:: Dataset extract ::
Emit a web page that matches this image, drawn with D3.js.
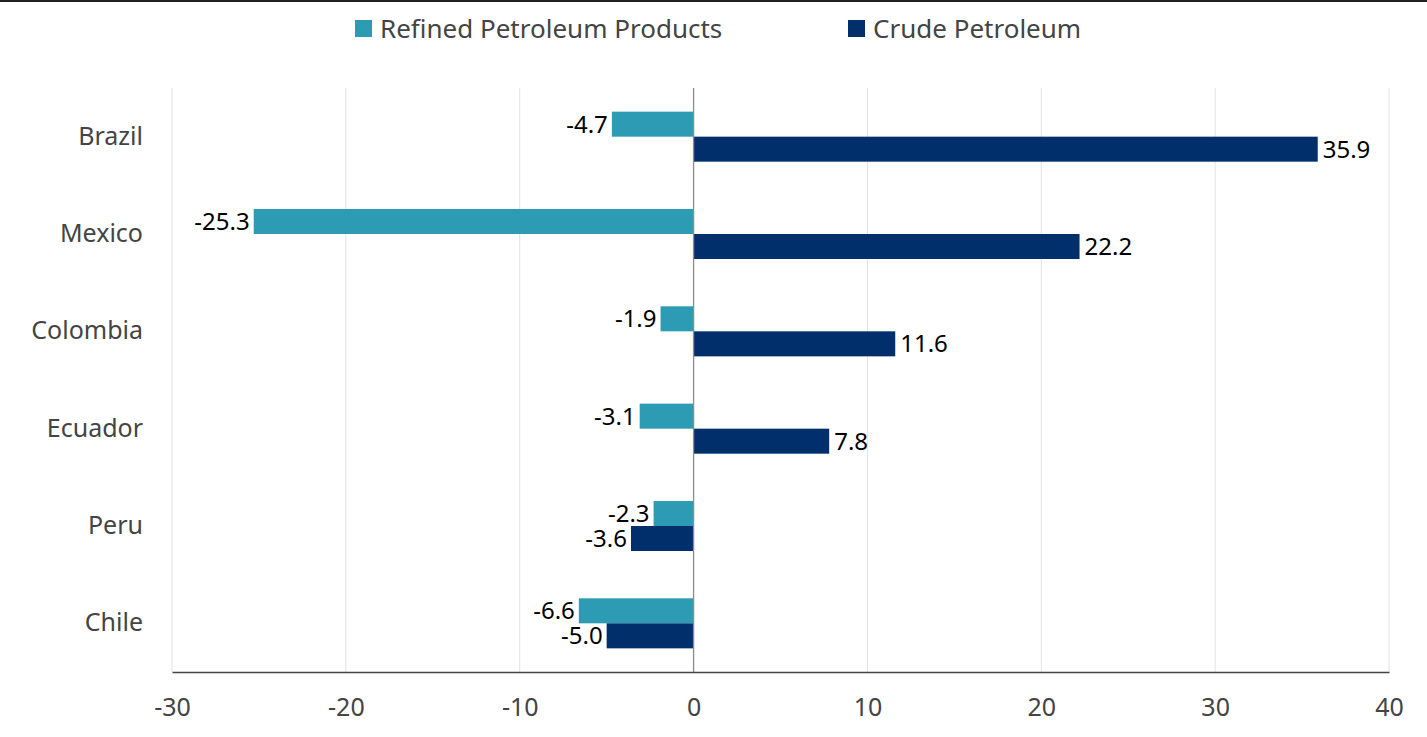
<!DOCTYPE html>
<html>
<head>
<meta charset="utf-8">
<script src="https://cdn.jsdelivr.net/npm/d3@7"></script>
<style>
  body { margin: 0; background: #fff; }
  svg text { font-family: "Noto Sans", "Open Sans", sans-serif; }
</style>
</head>
<body>
<svg id="chart" width="1427" height="737"></svg>
<script>
var countries = ["Brazil", "Mexico", "Colombia", "Ecuador", "Peru", "Chile"];
var refined = [-4.7, -25.3, -1.9, -3.1, -2.3, -6.6];
var crude = [35.9, 22.2, 11.6, 7.8, -3.6, -5.0];
var seriesNames = ["Refined Petroleum Products", "Crude Petroleum"];
var seriesColors = ["#2e9bb4", "#002f6c"];
var xTicks = [-30, -20, -10, 0, 10, 20, 30, 40];

var margin = {top: 88, right: 38, bottom: 65, left: 172},
    width = 1427 - margin.left - margin.right,
    height = 737 - margin.top - margin.bottom;

var svg = d3.select("#chart");

// thin dark rule along the top edge
svg.append("rect")
    .attr("x", 0).attr("y", 0)
    .attr("width", 1427).attr("height", 2)
    .attr("fill", "#222");

var g = svg.append("g")
    .attr("transform", "translate(" + margin.left + "," + margin.top + ")");

var x = d3.scaleLinear()
    .domain([-30, 40])
    .range([0, width]);

var y = d3.scaleBand()
    .domain(countries)
    .range([0, height])
    .paddingInner(0.486)
    .paddingOuter(0.243);

var ySub = d3.scaleBand()
    .domain([0, 1])
    .range([0, y.bandwidth()]);

// gridlines
g.append("g")
    .selectAll("line")
    .data(xTicks)
    .enter().append("line")
    .attr("x1", d => x(d)).attr("x2", d => x(d))
    .attr("y1", 0).attr("y2", height)
    .attr("stroke", "#e3e3e3")
    .attr("stroke-width", 1);

var rows = countries.map(function(c, i) {
  return {country: c, values: [refined[i], crude[i]]};
});

var row = g.selectAll("g.row")
    .data(rows)
    .enter().append("g")
    .attr("class", "row")
    .attr("transform", d => "translate(0," + y(d.country) + ")");

row.selectAll("rect")
    .data(d => d.values)
    .enter().append("rect")
    .attr("x", d => x(Math.min(0, d)))
    .attr("y", (d, i) => ySub(i))
    .attr("width", d => Math.abs(x(d) - x(0)))
    .attr("height", ySub.bandwidth())
    .attr("fill", (d, i) => seriesColors[i]);

row.selectAll("text.val")
    .data(d => d.values)
    .enter().append("text")
    .attr("class", "val")
    .attr("x", d => d < 0 ? x(d) - 4 : x(d) + 5)
    .attr("y", (d, i) => ySub(i) + ySub.bandwidth() / 2)
    .attr("dy", "0.36em")
    .attr("text-anchor", d => d < 0 ? "end" : "start")
    .attr("font-size", 24)
    .attr("fill", "#000")
    .text(d => d.toFixed(1));

// zero line
g.append("line")
    .attr("x1", x(0)).attr("x2", x(0))
    .attr("y1", 0).attr("y2", height)
    .attr("stroke", "#8c8c8c")
    .attr("stroke-width", 1.3);

// x axis
var xAxis = d3.axisBottom(x)
    .tickValues(xTicks)
    .tickSize(0)
    .tickPadding(26)
    .tickFormat(d => String(d));

var xg = g.append("g")
    .attr("transform", "translate(0," + height + ")")
    .call(xAxis);
xg.select(".domain").attr("stroke", "#444").attr("stroke-width", 1.5);
xg.selectAll("text")
    .attr("font-size", 25)
    .attr("fill", "#444")
    .style("font-family", "'Noto Sans', sans-serif");

// y axis labels
var yAxis = d3.axisLeft(y)
    .tickSize(0)
    .tickPadding(29);
var yg = g.append("g").call(yAxis);
yg.select(".domain").remove();
yg.selectAll("text")
    .attr("font-size", 25)
    .attr("fill", "#444")
    .style("font-family", "'Noto Sans', sans-serif");

// legend
var legendX = [355, 848];
var legend = svg.append("g")
    .selectAll("g")
    .data(seriesNames)
    .enter().append("g")
    .attr("transform", (d, i) => "translate(" + legendX[i] + ",20)");
legend.append("rect")
    .attr("width", 17).attr("height", 17)
    .attr("fill", (d, i) => seriesColors[i]);
legend.append("text")
    .attr("x", 25).attr("y", 8.5)
    .attr("dy", "0.36em")
    .attr("font-size", 26)
    .attr("fill", "#444")
    .text(d => d);
</script>
</body>
</html>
:::
*Short task*.
Copy exactly the lines running from the beginning of the listing through the line that has "var xTicks = [-30, -20, -10, 0, 10, 20, 30, 40];". Drop the pictures.

*Result*.
Emit a web page that matches this image, drawn with D3.js.
<!DOCTYPE html>
<html>
<head>
<meta charset="utf-8">
<script src="https://cdn.jsdelivr.net/npm/d3@7"></script>
<style>
  body { margin: 0; background: #fff; }
  svg text { font-family: "Noto Sans", "Open Sans", sans-serif; }
</style>
</head>
<body>
<svg id="chart" width="1427" height="737"></svg>
<script>
var countries = ["Brazil", "Mexico", "Colombia", "Ecuador", "Peru", "Chile"];
var refined = [-4.7, -25.3, -1.9, -3.1, -2.3, -6.6];
var crude = [35.9, 22.2, 11.6, 7.8, -3.6, -5.0];
var seriesNames = ["Refined Petroleum Products", "Crude Petroleum"];
var seriesColors = ["#2e9bb4", "#002f6c"];
var xTicks = [-30, -20, -10, 0, 10, 20, 30, 40];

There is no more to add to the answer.